The algorithm follows the traditional agglomerative clustering framework, beginning with numerous small clusters that are iteratively merged based on maximum affinity. Importantly, the GDL computation efficiently leverages matrix operations, avoiding dependencies on complex numerical libraries, which enhances its computational efficiency.
Empirical Evaluation
The authors conduct thorough empirical evaluations, applying GDL to fundamental computer vision tasks such as image clustering and object matching. Across these applications, GDL demonstrates superior performance compared to several state-of-the-art clustering methods, including spectral clustering and affinity propagation. The algorithm shows particular resilience in handling varying densities and noisy datasets.
Performance is assessed across various image datasets, including COIL-20, COIL-100, MNIST, USPS, Extended Yale-B, and FRGC ver2.0, using NMI and CE as evaluation metrics. Results consistently indicate GDL's ability to outperform other methods in terms of clustering accuracy. Furthermore, despite its robustness, GDL remains computationally efficient, scaling linearly with the number of samples.

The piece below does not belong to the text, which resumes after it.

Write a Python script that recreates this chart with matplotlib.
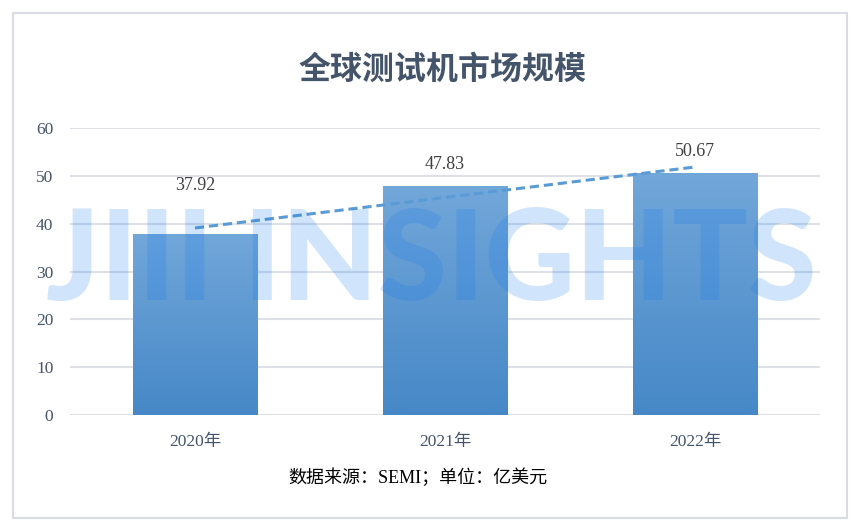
import numpy as np
import matplotlib
matplotlib.use("Agg")
import matplotlib.pyplot as plt
from matplotlib.patches import Rectangle
from matplotlib.colors import LinearSegmentedColormap

years = ["2020年", "2021年", "2022年"]
market = [37.92, 47.83, 50.67]
label_offsets = [48, 22, 21]  # px above bar top, as in the original

plt.rcParams['font.family'] = ['Liberation Serif', 'Noto Sans CJK SC']

W, H = 860, 531
fig = plt.figure(figsize=(W / 100, H / 100), dpi=100)
fig.patch.set_facecolor("white")

# frame around the whole chart
fig.patches.append(Rectangle((13 / W, 1 - 518 / H), 834 / W, 505 / H,
                             transform=fig.transFigure, fill=False,
                             edgecolor="#d9dde3", linewidth=1.5))

ax = fig.add_axes([70 / W, 1 - 415 / H, 750 / W, 287 / H])
x = np.arange(len(years))

ax.set_yticks(range(0, 61, 10))
ax.grid(axis="y", color="#dde1e6", linewidth=1.5)
ax.set_axisbelow(True)
for s in ax.spines.values():
    s.set_visible(False)
ax.tick_params(length=0, colors="#44546a", labelsize=12.5)
ax.tick_params(axis="y", pad=12)
ax.tick_params(axis="x", pad=14)
ax.set_xticks(x)
ax.set_xticklabels(years)

# bars with vertical gradient
bars = ax.bar(x, market, width=0.5, color="none", zorder=2)
grad = np.linspace(0, 1, 256).reshape(-1, 1)
cmap = LinearSegmentedColormap.from_list("g", ["#4688c7", "#72a7da"])
for b in bars:
    im = ax.imshow(grad, cmap=cmap, origin="lower", aspect="auto",
                   extent=[b.get_x(), b.get_x() + b.get_width(), 0, b.get_height()],
                   zorder=2)
    im.set_clip_path(b)
ax.set_xlim(-0.5, len(years) - 0.5)
ax.set_ylim(0, 60)

# linear trend line
k, c = np.polyfit(x, market, 1)
ax.plot(x, k * x + c, linestyle=(0, (3, 1.6)), color="#5b9bd5", linewidth=2.2, zorder=3)

# value labels
for xi, v, off in zip(x, market, label_offsets):
    ax.annotate(f"{v:.2f}", (xi, v), xytext=(0, off * 0.72), textcoords="offset points",
                ha="center", va="center", fontsize=13, color="#404040", zorder=4)

fig.text(442 / W, 1 - 70 / H, "全球测试机市场规模", ha="center", va="center",
         fontsize=23, fontweight="bold", color="#44546a", family=["Noto Sans CJK SC"])
fig.text(418 / W, 1 - 478 / H, "数据来源：SEMI；单位：亿美元", ha="center", va="center",
         fontsize=13, color="black")

# watermark
fig.text(431 / W, 1 - 263 / H, "JIII INSIGHTS", ha="center", va="center",
         fontsize=90, fontweight="black", family=["Lato", "DejaVu Sans"],
         color=(20 / 255, 120 / 255, 240 / 255), alpha=0.2, zorder=10)

fig.savefig("out.png", dpi=100)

Implications and Future Work
The theoretical implications of GDL extend to the potential for enhancing clustering in tasks necessitating noise resistance and handling high-dimensionality. This approach may influence future work in fields where data representation in manifold spaces is pertinent. From a practical perspective, applications could extend beyond computer vision to domains like social network analysis and bioinformatics, where data often inherently forms complex networks.
For future research, exploring adaptive mechanisms for K-selection and testing across broader domain-specific datasets could provide further insight into robustness and versatility. Additionally, integrating GDL with other clustering paradigms could yield hybrid models that exploit the strengths of multiple approaches.
In conclusion, the paper provides evidence of GDL's capacity to effectively and efficiently tackle clustering on complex data structures, offering a new perspective on leveraging graph-theoretical principles in machine learning contexts.